[To do] Give every line again exactly as it appears, please, but not the pictures.

[Supplied information]
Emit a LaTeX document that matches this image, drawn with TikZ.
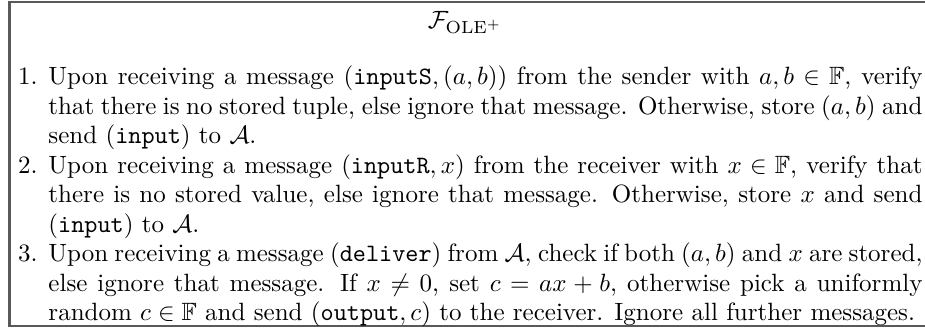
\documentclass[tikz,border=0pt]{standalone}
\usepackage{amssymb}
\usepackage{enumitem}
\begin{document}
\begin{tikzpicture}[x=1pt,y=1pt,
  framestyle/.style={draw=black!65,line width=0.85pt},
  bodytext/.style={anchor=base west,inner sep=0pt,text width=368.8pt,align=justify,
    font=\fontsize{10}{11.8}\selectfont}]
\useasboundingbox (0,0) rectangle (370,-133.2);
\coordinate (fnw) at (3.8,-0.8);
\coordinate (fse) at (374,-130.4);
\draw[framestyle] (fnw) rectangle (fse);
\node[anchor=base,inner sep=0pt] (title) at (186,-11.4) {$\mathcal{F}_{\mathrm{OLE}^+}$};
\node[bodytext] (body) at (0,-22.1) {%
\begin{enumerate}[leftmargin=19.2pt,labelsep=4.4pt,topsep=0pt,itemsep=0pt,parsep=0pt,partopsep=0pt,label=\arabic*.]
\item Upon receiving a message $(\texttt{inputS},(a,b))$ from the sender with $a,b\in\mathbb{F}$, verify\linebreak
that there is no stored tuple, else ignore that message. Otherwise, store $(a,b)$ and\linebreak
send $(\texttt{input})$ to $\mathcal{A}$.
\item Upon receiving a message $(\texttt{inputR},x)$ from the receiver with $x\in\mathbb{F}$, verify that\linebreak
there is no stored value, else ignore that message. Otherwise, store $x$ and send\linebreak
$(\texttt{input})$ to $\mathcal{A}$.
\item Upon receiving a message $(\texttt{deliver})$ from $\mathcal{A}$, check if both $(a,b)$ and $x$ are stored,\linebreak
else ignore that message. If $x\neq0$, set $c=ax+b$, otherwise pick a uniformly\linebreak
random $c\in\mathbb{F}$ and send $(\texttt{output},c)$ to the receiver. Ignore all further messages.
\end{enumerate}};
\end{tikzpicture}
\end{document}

[Result]
Emit a LaTeX document that matches this image, drawn with TikZ.
\documentclass[tikz,border=0pt]{standalone}
\usepackage{amssymb}
\usepackage{enumitem}
\begin{document}
\begin{tikzpicture}[x=1pt,y=1pt,
  framestyle/.style={draw=black!65,line width=0.85pt},
  bodytext/.style={anchor=base west,inner sep=0pt,text width=368.8pt,align=justify,
    font=\fontsize{10}{11.8}\selectfont}]
\useasboundingbox (0,0) rectangle (370,-133.2);
\coordinate (fnw) at (3.8,-0.8);
\coordinate (fse) at (374,-130.4);
\draw[framestyle] (fnw) rectangle (fse);
\node[anchor=base,inner sep=0pt] (title) at (186,-11.4) {$\mathcal{F}_{\mathrm{OLE}^+}$};
\node[bodytext] (body) at (0,-22.1) {%
\begin{enumerate}[leftmargin=19.2pt,labelsep=4.4pt,topsep=0pt,itemsep=0pt,parsep=0pt,partopsep=0pt,label=\arabic*.]
\item Upon receiving a message $(\texttt{inputS},(a,b))$ from the sender with $a,b\in\mathbb{F}$, verify\linebreak
that there is no stored tuple, else ignore that message. Otherwise, store $(a,b)$ and\linebreak
send $(\texttt{input})$ to $\mathcal{A}$.
\item Upon receiving a message $(\texttt{inputR},x)$ from the receiver with $x\in\mathbb{F}$, verify that\linebreak
there is no stored value, else ignore that message. Otherwise, store $x$ and send\linebreak
$(\texttt{input})$ to $\mathcal{A}$.
\item Upon receiving a message $(\texttt{deliver})$ from $\mathcal{A}$, check if both $(a,b)$ and $x$ are stored,\linebreak
else ignore that message. If $x\neq0$, set $c=ax+b$, otherwise pick a uniformly\linebreak
random $c\in\mathbb{F}$ and send $(\texttt{output},c)$ to the receiver. Ignore all further messages.
\end{enumerate}};
\end{tikzpicture}
\end{document}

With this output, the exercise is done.